STILL Against Quality Starts

Back in April, I put together this post, which told the story of the how I came to be a proponent of using "Quality Starts" over "Wins" as a fantasy category. I explained:

Ten years ago, I was a big proponent of switching wins to quality starts as a rotisserie scoring category. My home dynasty league in its ninth season uses quality starts, and I pushed hard for that in the beginning. After all, wins are dumb, right? Your starter pitches a great game and he gets Jacob deGrom'd. In the alternative, the starter goes five innings, gives up six runs, and still gets the win because his team's offense carried him. These are gripes I carried around for a decade before quality starts became a thing, so I was a happy convert, but times have changed.

The piece went on to explain that, after a peak in 2014, quality starts began to rapidly decline season over season:

From the quality start peak of 2,623 in 2014, quality starts have declined to 1,404 in 2020. That's a decline of nearly 47%, or nearly half of the 2014 total! You can take issue with the prorated 2020 season, but the trend is the same no matter how you look at 2020. Where is the bottom?
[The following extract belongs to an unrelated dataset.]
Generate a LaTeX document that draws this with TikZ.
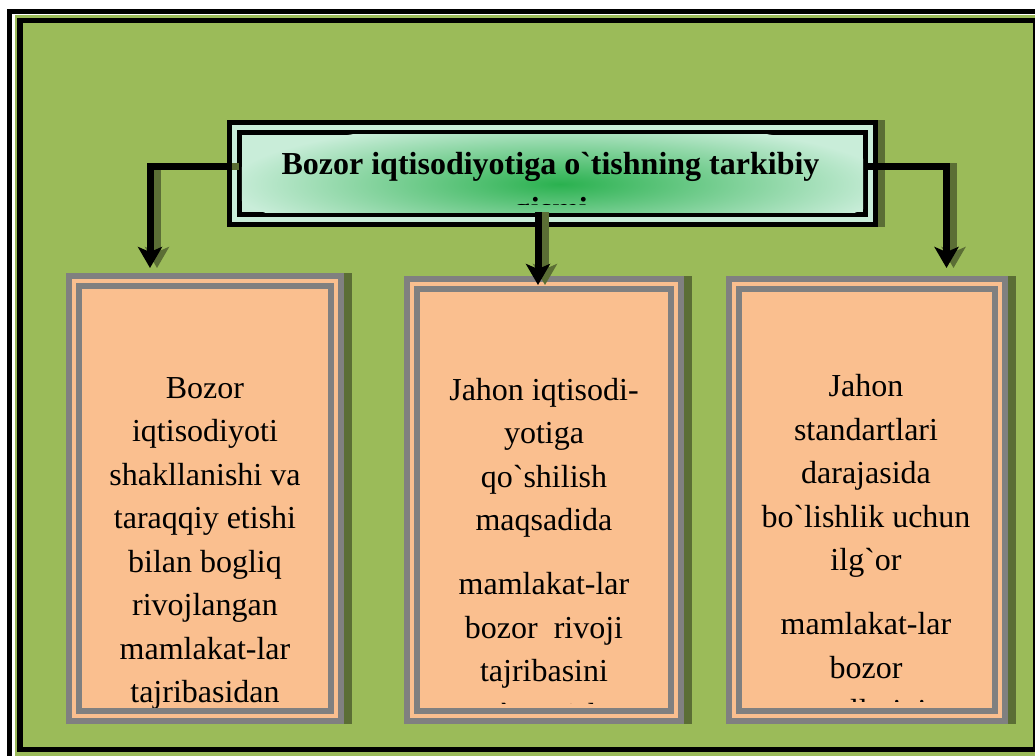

I've now updated the chart from that post to include 2021's quality starts total. Take a look:

It does appear as though the short 2020 season was, indeed, an outlier, which makes sense given the nature of the 60-game sprint season. After all, the real quality starts total in 2020 was 520 (1404 is 520 prorated out to 162 games). Pitchers had a short spring training and only two months to work. They never had an opportunity to truly stretch out.
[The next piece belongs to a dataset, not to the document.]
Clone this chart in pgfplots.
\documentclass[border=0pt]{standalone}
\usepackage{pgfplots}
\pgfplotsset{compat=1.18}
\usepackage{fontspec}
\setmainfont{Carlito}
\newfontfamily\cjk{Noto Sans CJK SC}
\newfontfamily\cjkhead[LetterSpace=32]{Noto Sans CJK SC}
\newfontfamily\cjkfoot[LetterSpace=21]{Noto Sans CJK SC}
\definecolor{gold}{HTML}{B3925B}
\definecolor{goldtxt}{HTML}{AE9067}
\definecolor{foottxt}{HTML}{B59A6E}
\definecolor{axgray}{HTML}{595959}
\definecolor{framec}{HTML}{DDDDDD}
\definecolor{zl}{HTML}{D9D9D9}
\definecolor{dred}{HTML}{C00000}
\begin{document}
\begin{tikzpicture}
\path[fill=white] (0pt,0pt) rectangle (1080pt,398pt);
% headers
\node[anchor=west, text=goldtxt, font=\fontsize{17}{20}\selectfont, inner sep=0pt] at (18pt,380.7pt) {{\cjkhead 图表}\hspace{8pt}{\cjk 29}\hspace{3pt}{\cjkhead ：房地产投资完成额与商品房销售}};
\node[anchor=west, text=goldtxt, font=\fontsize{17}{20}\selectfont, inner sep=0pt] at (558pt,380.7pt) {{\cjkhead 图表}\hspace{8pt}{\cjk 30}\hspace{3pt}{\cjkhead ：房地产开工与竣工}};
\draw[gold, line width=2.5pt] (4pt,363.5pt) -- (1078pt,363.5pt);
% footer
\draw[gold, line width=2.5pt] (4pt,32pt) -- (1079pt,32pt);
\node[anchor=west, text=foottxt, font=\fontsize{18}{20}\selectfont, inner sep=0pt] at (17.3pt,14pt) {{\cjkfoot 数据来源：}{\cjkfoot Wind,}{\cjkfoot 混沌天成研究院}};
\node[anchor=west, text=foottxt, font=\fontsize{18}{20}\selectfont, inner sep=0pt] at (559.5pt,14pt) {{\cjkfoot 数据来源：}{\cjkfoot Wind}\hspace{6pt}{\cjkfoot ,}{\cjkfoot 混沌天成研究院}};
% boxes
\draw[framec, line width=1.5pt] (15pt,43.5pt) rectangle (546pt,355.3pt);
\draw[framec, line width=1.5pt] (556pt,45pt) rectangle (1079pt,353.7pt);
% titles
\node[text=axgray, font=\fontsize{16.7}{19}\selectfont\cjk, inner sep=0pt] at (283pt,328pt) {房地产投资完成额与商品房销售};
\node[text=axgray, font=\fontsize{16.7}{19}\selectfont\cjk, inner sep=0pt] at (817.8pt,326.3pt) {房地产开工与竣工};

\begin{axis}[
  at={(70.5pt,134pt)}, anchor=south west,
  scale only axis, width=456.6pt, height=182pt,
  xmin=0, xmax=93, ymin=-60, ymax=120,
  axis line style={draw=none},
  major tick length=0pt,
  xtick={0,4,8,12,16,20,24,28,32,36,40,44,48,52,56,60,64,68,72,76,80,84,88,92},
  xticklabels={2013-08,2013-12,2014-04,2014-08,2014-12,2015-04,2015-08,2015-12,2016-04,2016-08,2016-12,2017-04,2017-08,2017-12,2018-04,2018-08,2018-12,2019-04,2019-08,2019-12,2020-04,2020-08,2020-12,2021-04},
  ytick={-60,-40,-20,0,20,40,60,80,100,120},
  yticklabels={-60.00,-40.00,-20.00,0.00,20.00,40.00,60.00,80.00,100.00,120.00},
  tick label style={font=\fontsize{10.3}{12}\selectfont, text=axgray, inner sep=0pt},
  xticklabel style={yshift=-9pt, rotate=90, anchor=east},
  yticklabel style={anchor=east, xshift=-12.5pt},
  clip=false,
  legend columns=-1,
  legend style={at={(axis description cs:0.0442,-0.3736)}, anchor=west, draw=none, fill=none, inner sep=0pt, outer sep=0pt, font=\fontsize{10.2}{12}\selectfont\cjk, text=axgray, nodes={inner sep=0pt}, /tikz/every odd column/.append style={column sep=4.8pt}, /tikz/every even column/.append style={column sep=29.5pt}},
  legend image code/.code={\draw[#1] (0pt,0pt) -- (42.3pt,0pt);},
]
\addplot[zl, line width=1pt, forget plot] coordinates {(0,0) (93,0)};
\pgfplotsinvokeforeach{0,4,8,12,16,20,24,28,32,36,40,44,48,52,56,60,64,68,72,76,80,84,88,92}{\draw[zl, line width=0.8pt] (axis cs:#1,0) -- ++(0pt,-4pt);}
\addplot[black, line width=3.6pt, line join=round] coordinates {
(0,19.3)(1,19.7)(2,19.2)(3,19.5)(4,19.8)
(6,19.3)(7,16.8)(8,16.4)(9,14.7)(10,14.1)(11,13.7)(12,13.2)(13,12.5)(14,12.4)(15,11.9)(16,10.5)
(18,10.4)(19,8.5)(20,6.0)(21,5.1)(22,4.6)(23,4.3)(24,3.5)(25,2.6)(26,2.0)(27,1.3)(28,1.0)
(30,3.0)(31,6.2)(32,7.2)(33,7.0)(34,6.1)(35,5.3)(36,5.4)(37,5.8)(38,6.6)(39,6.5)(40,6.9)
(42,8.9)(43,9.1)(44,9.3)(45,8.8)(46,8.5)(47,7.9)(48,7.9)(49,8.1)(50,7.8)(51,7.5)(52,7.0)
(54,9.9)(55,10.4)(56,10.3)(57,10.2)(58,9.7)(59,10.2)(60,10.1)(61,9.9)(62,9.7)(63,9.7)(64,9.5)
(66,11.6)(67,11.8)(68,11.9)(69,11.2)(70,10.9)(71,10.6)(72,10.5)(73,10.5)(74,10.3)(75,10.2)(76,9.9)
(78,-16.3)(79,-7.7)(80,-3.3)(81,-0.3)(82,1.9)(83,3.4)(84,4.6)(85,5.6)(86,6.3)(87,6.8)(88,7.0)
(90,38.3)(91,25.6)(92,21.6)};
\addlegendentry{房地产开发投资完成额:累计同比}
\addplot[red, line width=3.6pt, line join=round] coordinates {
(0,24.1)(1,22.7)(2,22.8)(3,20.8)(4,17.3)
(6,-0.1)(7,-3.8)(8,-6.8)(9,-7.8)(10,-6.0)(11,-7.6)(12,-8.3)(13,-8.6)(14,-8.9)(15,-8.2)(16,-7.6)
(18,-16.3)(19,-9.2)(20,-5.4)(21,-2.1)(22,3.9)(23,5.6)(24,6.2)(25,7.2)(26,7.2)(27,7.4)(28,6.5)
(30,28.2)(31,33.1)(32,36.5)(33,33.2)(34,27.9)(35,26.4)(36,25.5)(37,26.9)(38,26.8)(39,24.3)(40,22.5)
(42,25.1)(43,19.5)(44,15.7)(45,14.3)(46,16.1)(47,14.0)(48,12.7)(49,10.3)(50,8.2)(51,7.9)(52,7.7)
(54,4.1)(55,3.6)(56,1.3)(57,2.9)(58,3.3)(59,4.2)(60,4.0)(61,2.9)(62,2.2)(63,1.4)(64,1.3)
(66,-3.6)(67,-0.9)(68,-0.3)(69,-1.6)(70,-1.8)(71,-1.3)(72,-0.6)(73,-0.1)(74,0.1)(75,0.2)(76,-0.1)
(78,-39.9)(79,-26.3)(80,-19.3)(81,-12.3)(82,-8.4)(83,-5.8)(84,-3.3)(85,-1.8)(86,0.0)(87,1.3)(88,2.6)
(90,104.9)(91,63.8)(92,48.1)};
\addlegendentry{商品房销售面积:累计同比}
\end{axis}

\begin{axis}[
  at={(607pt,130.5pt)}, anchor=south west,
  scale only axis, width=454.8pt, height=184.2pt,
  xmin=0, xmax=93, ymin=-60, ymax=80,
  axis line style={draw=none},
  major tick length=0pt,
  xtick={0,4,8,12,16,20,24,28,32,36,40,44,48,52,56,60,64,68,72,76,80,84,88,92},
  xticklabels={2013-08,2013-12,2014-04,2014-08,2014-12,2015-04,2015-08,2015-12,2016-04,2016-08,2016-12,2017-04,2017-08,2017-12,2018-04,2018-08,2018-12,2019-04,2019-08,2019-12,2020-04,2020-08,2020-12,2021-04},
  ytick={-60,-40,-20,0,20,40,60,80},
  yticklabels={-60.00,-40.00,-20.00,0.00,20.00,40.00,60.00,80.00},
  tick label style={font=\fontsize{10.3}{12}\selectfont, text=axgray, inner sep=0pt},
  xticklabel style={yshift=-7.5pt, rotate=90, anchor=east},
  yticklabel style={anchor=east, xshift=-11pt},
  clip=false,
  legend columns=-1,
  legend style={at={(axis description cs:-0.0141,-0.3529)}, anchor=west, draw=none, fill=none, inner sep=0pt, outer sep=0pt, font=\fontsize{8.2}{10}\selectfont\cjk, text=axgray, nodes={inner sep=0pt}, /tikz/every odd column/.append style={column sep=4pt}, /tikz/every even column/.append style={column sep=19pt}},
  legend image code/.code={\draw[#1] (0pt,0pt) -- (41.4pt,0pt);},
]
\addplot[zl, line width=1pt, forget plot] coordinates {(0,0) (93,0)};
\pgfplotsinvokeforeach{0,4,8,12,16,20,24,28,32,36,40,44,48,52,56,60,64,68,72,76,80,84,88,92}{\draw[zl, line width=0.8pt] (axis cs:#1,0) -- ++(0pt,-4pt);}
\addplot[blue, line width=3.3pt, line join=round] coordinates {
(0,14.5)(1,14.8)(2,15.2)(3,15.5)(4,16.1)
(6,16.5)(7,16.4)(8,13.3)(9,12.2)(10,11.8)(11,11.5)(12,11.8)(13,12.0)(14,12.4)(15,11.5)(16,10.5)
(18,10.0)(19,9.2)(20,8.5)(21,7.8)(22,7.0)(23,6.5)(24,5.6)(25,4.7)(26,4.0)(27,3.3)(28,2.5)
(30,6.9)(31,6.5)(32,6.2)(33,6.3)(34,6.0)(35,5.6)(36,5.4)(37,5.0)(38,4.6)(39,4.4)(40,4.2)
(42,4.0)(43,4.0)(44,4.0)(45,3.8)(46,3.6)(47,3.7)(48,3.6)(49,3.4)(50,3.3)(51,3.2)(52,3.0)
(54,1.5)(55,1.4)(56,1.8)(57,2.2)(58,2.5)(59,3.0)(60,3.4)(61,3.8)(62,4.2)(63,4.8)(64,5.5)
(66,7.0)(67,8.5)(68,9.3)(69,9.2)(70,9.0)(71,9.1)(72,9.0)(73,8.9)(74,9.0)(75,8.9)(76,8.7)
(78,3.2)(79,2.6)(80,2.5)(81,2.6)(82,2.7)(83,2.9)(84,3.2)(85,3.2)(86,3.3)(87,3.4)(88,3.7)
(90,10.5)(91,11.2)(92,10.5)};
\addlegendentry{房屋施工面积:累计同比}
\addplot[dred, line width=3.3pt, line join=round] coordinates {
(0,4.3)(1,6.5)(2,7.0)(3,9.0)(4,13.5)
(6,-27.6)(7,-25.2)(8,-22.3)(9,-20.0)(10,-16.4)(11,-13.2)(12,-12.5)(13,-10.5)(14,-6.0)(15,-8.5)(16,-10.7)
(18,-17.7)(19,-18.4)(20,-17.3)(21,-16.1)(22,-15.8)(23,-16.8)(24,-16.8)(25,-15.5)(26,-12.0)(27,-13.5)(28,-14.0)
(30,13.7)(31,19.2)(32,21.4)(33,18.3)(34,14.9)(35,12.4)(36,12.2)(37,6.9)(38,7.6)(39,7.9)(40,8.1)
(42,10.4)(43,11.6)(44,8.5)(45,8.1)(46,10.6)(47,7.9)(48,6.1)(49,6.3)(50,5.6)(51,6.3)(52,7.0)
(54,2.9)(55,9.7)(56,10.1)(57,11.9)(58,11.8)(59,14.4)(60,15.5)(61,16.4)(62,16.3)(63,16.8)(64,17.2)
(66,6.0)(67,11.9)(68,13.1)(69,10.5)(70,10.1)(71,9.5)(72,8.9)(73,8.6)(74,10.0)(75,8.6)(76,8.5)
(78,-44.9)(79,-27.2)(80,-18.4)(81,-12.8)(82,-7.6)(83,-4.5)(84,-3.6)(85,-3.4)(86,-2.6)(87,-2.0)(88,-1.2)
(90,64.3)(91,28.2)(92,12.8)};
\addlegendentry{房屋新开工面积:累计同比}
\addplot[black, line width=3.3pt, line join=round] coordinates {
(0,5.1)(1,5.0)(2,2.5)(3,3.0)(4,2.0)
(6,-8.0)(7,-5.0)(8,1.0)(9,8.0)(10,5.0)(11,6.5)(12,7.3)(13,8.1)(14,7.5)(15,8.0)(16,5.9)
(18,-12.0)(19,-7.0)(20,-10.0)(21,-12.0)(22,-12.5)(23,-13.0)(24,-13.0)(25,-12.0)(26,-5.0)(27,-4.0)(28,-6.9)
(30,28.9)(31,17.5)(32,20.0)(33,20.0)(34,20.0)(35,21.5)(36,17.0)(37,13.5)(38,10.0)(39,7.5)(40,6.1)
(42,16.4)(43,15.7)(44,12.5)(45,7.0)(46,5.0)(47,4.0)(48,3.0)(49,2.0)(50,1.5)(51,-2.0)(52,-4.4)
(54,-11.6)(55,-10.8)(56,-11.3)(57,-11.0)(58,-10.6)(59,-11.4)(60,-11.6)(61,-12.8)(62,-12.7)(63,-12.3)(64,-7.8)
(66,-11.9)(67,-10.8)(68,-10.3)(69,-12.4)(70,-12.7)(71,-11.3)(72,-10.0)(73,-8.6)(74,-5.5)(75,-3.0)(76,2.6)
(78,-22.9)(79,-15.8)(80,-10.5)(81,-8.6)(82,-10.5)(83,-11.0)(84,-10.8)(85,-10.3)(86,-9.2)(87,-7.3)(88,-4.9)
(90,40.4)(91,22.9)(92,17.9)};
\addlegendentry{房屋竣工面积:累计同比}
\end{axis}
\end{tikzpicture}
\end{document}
Despite the extreme 2020 blip making it appear as though quality starts have hit bottom and are now on the rise, the overall trend continues at the same pace from before. Full-season 2021 quality starts (1585) showed an 11.6% decrease from full-season 2019 quality starts and it appears as though we are still looking for the bottom.
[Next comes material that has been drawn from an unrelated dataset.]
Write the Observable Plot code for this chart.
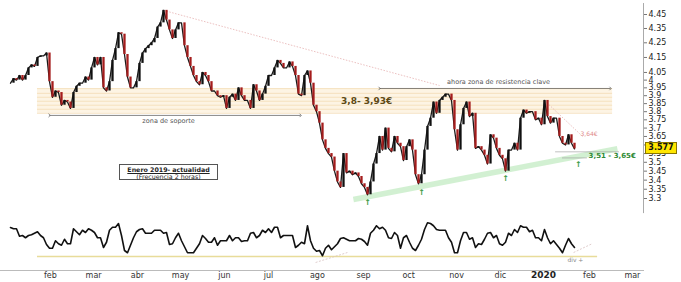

My home dynasty league is still using quality starts and I plan to once again make the case for the switch to wins. As I explained in the piece from April:

Want to know what has not declined at all? Wins!
The increased utilization of bullpens probably means that starters are getting fewer wins than they were before, but that win has to fall somewhere. Given that saves are being spread out across multiple relievers at an increasing rate, and that relievers are being utilized more in general, fantasy players should be pleased when a reliever gets a win. Don't you remember how awesome junk wins are?

Quality starts are dying, but wins are constant. Every game has a winner, even if it is more commonly awarded to a reliever. When you consider the increasingly common practice of teams spreading saves across multiple bullpen arms, it makes sense for fantasy games to lean into that. A reliever who earns 5 saves is relatively unusable in a quality starts league, but if that same reliever wins 7 games and the league counts those wins, players have to give serious thought to how they approach building a pitching staff.


Ten years ago, the movement to convert leagues from Wins to Quality Starts had a good argument. The game has once again changed and that argument no longer exists.